Is this something you expect to use as your main torrent client?
How do they tell one client from another?
User agents, fingerprinting, etc. There are certainly ways to mask your client, but these would be considered cheating by most private trackers and would be grounds for a ban.
There's a whole ton of bluster in the torrent community. Bittorrent is a simple protocol, to the point of being naive (and therefore a fun toy network app project). Clients identify themselves to the tracker by user agent; there's really nothing else to fingerprint against. Claims to the contrary are almost certainly bullshit to scare people out of editing their user agent.

Clients also self-report the amount of data transferred. That's not great in a community that fetishizes share ratios. I've heard an op say "there's no excuse for having a ratio less than 1", which makes as much mathematical sense as the parent who told my (math) teacher friend "this is [private school], no student should be below average".

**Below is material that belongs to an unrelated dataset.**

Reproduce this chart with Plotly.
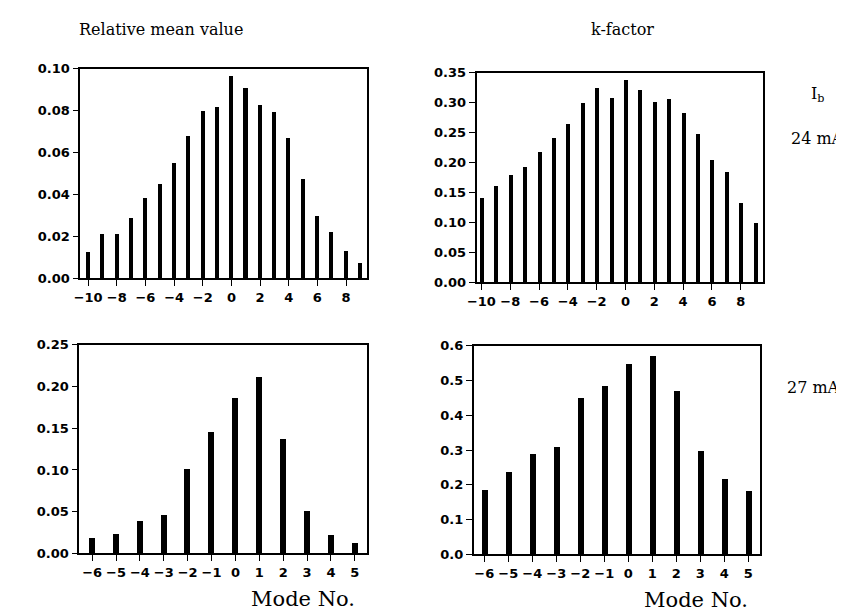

You can theoretically verify upload/download numbers because the total amount uploaded in a swarm should equal the total amount downloaded, but there are all kinds of reasons why the numbers wouldn't match. Maybe a client lost connection and couldn't send its final announce. Maybe one client is sending bad data (I'm not sure how that is reported, might be implementation specific). And clients only send transfer total updates when they connect to the tracker to change status or request more peers, so every client will have a different degree of staleness.

Even if you can tell that someone in a swarm is lying, who is your culprit? As long as they're not being egregious, there's no way to tell.

There's at least some differences, such as HTTP/2 usage, or maybe algorithm usage/bugs in newer versions. Whether or not most tracker staff actually bother to attempt fingerprinting, IDK.
> "there's no excuse for having a ratio less than 1"

Maybe the context of the quote was in regard to a private tracker?

The "ratio" in terms of private trackers isn't always the real ratio of GBs uploaded or downloaded.

There are for example some private trackers that grant additional credit for longer seed-time or they declare specific torrents "freeleech" so they don't "cost" ratio.

In the end they are just some of the measures private trackers take to strengthen their network, but they lead to a confusing definition of "ratio".

Yes, but this tracker did not offer any such things. The only reason the mean ratio of active members was > 1 was because of the steady stream of users being banned for low ratios.